Work to complete:
Provide only the number of lines where "this" occurs.

Input data:
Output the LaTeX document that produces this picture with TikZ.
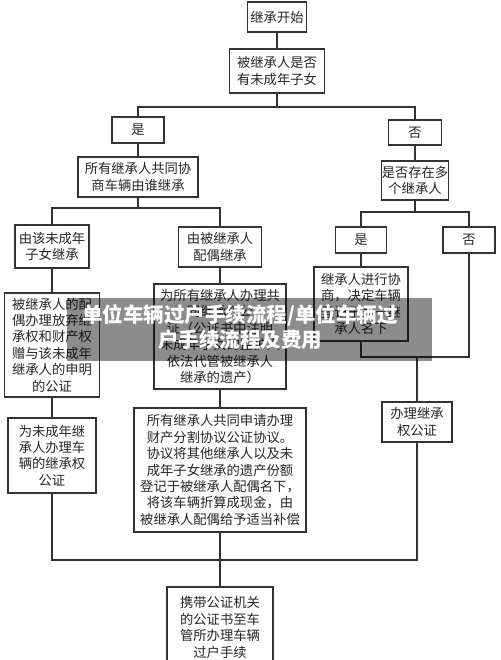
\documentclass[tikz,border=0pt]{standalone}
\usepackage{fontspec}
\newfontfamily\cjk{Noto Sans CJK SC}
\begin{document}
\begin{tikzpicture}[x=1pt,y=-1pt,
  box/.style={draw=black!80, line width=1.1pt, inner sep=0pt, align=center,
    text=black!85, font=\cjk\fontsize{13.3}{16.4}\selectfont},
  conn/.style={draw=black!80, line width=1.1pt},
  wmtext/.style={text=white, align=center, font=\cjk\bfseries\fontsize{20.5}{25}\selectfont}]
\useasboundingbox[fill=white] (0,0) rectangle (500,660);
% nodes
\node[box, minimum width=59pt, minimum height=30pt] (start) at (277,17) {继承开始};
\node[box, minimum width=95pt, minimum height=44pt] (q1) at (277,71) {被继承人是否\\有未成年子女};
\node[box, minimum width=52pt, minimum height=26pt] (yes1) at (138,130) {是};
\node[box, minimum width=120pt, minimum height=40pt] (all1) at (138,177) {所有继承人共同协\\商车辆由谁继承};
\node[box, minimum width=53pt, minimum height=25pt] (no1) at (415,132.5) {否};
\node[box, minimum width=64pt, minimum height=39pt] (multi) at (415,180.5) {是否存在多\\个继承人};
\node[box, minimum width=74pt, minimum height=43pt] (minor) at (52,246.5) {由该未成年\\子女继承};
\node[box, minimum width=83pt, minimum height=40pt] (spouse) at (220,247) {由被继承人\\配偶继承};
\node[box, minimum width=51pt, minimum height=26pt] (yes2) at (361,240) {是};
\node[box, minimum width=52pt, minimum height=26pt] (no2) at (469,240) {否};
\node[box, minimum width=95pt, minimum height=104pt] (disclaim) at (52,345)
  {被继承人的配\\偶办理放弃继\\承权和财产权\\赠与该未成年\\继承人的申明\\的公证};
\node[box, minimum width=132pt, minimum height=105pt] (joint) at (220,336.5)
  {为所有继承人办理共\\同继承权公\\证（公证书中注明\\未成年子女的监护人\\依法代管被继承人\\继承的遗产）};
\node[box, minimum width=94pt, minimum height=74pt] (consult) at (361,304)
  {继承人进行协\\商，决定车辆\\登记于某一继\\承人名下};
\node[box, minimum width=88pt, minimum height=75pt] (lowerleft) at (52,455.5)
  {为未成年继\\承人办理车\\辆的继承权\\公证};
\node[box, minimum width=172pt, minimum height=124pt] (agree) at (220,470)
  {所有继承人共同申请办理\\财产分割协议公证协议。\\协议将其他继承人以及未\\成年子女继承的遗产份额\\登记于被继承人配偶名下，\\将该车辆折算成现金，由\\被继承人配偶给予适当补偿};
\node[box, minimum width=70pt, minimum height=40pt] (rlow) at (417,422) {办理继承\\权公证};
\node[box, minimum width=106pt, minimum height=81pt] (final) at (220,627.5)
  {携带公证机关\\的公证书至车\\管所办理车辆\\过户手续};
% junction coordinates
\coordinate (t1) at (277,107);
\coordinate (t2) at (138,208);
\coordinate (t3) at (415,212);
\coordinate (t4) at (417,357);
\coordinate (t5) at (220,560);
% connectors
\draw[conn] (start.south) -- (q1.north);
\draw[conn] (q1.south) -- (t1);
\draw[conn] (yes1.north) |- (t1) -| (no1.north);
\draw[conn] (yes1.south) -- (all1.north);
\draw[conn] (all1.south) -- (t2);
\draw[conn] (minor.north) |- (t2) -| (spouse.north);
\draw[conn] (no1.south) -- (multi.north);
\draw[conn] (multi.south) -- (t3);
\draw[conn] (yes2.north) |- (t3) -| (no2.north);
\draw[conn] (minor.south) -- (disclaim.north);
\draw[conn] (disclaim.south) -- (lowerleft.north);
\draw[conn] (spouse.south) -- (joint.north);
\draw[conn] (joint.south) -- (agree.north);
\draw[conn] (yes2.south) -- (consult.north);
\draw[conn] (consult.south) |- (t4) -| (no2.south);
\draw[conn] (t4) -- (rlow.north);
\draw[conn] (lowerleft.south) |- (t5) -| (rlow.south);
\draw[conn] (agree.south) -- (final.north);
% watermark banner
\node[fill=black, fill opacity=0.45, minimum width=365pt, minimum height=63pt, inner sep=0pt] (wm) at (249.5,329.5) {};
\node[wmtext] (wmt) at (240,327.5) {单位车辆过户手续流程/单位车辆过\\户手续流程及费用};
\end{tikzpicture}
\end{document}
==
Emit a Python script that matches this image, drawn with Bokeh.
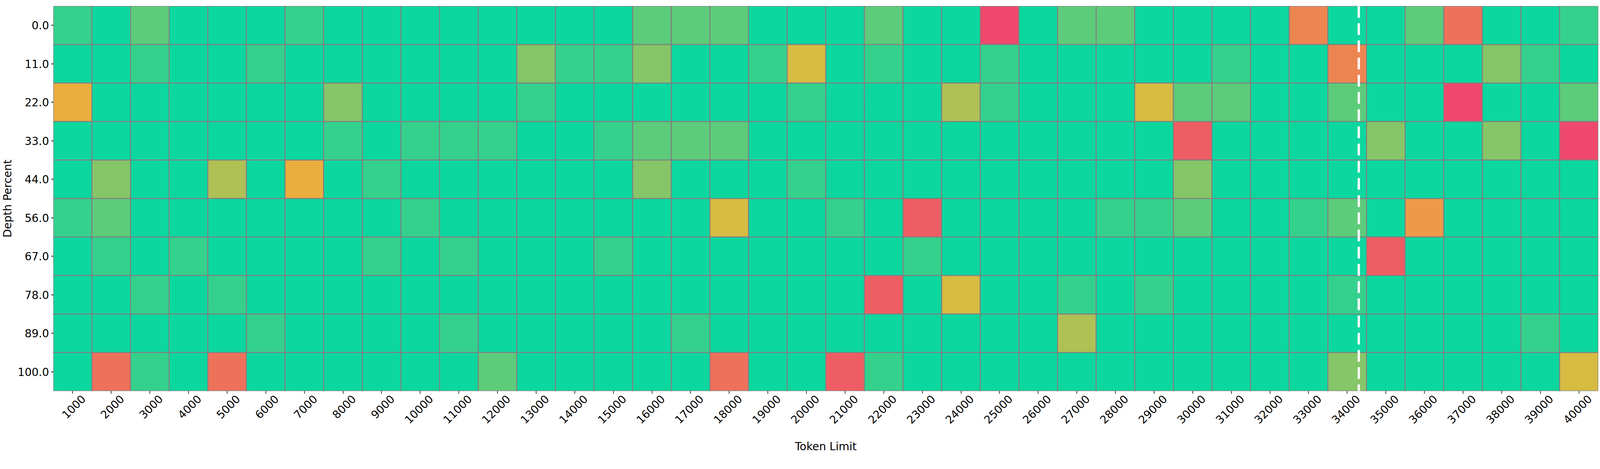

Expected output:
2